━━━ Raw data
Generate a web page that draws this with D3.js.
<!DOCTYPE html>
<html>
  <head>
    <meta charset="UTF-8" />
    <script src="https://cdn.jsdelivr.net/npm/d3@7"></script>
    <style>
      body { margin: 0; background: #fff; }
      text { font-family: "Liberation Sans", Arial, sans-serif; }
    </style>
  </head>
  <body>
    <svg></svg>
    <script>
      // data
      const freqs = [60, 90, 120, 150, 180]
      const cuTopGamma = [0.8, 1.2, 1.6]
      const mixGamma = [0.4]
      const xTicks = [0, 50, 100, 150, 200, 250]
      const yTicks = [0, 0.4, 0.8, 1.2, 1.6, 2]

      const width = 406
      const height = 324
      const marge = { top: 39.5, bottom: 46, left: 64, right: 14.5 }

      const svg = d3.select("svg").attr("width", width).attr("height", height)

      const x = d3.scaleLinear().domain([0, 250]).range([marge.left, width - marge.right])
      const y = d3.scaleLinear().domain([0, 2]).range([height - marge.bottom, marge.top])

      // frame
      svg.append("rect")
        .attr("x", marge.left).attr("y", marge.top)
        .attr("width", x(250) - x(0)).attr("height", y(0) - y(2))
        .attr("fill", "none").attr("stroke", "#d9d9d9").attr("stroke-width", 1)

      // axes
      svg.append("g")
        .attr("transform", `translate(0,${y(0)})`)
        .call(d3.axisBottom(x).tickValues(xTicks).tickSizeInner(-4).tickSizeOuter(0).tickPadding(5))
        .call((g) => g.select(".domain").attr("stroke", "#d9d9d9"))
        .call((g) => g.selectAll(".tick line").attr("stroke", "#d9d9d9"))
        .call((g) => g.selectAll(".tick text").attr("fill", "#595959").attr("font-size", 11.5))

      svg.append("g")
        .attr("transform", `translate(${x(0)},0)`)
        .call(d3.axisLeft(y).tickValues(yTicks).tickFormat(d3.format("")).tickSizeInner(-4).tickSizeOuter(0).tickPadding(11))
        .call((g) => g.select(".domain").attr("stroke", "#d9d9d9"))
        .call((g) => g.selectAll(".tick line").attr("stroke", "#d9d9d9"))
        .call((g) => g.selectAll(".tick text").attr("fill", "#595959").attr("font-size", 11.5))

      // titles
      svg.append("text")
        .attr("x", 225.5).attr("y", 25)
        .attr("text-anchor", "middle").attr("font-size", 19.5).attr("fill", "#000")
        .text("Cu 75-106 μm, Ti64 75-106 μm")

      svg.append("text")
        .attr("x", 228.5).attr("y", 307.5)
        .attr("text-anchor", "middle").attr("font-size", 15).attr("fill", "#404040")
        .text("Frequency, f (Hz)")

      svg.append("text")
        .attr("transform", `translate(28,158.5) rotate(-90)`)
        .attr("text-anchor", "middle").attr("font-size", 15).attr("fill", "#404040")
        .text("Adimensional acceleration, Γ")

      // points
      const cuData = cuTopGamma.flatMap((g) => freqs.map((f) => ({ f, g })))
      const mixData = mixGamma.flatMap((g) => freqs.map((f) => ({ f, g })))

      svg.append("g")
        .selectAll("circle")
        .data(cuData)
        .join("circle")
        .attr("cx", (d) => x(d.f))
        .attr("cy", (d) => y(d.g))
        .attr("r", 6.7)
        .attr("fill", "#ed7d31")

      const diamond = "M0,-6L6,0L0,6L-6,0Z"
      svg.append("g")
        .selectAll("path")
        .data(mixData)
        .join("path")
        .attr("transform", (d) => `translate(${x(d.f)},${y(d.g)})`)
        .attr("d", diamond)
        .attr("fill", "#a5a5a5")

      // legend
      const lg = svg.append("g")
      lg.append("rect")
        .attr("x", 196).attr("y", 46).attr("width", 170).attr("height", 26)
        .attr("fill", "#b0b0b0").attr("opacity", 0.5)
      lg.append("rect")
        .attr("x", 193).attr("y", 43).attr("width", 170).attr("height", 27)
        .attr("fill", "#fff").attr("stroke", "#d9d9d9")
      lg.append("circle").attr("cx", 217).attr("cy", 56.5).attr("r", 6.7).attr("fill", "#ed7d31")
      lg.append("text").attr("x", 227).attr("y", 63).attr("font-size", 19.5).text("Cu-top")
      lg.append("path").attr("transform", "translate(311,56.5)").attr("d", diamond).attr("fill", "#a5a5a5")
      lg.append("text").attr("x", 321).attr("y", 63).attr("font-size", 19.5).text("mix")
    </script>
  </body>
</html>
━━━━━━
- [Set exercise]: Output all of the data again. Match it exactly.

- [Expected answer]:
Generate a web page that draws this with D3.js.
<!DOCTYPE html>
<html>
  <head>
    <meta charset="UTF-8" />
    <script src="https://cdn.jsdelivr.net/npm/d3@7"></script>
    <style>
      body { margin: 0; background: #fff; }
      text { font-family: "Liberation Sans", Arial, sans-serif; }
    </style>
  </head>
  <body>
    <svg></svg>
    <script>
      // data
      const freqs = [60, 90, 120, 150, 180]
      const cuTopGamma = [0.8, 1.2, 1.6]
      const mixGamma = [0.4]
      const xTicks = [0, 50, 100, 150, 200, 250]
      const yTicks = [0, 0.4, 0.8, 1.2, 1.6, 2]

      const width = 406
      const height = 324
      const marge = { top: 39.5, bottom: 46, left: 64, right: 14.5 }

      const svg = d3.select("svg").attr("width", width).attr("height", height)

      const x = d3.scaleLinear().domain([0, 250]).range([marge.left, width - marge.right])
      const y = d3.scaleLinear().domain([0, 2]).range([height - marge.bottom, marge.top])

      // frame
      svg.append("rect")
        .attr("x", marge.left).attr("y", marge.top)
        .attr("width", x(250) - x(0)).attr("height", y(0) - y(2))
        .attr("fill", "none").attr("stroke", "#d9d9d9").attr("stroke-width", 1)

      // axes
      svg.append("g")
        .attr("transform", `translate(0,${y(0)})`)
        .call(d3.axisBottom(x).tickValues(xTicks).tickSizeInner(-4).tickSizeOuter(0).tickPadding(5))
        .call((g) => g.select(".domain").attr("stroke", "#d9d9d9"))
        .call((g) => g.selectAll(".tick line").attr("stroke", "#d9d9d9"))
        .call((g) => g.selectAll(".tick text").attr("fill", "#595959").attr("font-size", 11.5))

      svg.append("g")
        .attr("transform", `translate(${x(0)},0)`)
        .call(d3.axisLeft(y).tickValues(yTicks).tickFormat(d3.format("")).tickSizeInner(-4).tickSizeOuter(0).tickPadding(11))
        .call((g) => g.select(".domain").attr("stroke", "#d9d9d9"))
        .call((g) => g.selectAll(".tick line").attr("stroke", "#d9d9d9"))
        .call((g) => g.selectAll(".tick text").attr("fill", "#595959").attr("font-size", 11.5))

      // titles
      svg.append("text")
        .attr("x", 225.5).attr("y", 25)
        .attr("text-anchor", "middle").attr("font-size", 19.5).attr("fill", "#000")
        .text("Cu 75-106 μm, Ti64 75-106 μm")

      svg.append("text")
        .attr("x", 228.5).attr("y", 307.5)
        .attr("text-anchor", "middle").attr("font-size", 15).attr("fill", "#404040")
        .text("Frequency, f (Hz)")

      svg.append("text")
        .attr("transform", `translate(28,158.5) rotate(-90)`)
        .attr("text-anchor", "middle").attr("font-size", 15).attr("fill", "#404040")
        .text("Adimensional acceleration, Γ")

      // points
      const cuData = cuTopGamma.flatMap((g) => freqs.map((f) => ({ f, g })))
      const mixData = mixGamma.flatMap((g) => freqs.map((f) => ({ f, g })))

      svg.append("g")
        .selectAll("circle")
        .data(cuData)
        .join("circle")
        .attr("cx", (d) => x(d.f))
        .attr("cy", (d) => y(d.g))
        .attr("r", 6.7)
        .attr("fill", "#ed7d31")

      const diamond = "M0,-6L6,0L0,6L-6,0Z"
      svg.append("g")
        .selectAll("path")
        .data(mixData)
        .join("path")
        .attr("transform", (d) => `translate(${x(d.f)},${y(d.g)})`)
        .attr("d", diamond)
        .attr("fill", "#a5a5a5")

      // legend
      const lg = svg.append("g")
      lg.append("rect")
        .attr("x", 196).attr("y", 46).attr("width", 170).attr("height", 26)
        .attr("fill", "#b0b0b0").attr("opacity", 0.5)
      lg.append("rect")
        .attr("x", 193).attr("y", 43).attr("width", 170).attr("height", 27)
        .attr("fill", "#fff").attr("stroke", "#d9d9d9")
      lg.append("circle").attr("cx", 217).attr("cy", 56.5).attr("r", 6.7).attr("fill", "#ed7d31")
      lg.append("text").attr("x", 227).attr("y", 63).attr("font-size", 19.5).text("Cu-top")
      lg.append("path").attr("transform", "translate(311,56.5)").attr("d", diamond).attr("fill", "#a5a5a5")
      lg.append("text").attr("x", 321).attr("y", 63).attr("font-size", 19.5).text("mix")
    </script>
  </body>
</html>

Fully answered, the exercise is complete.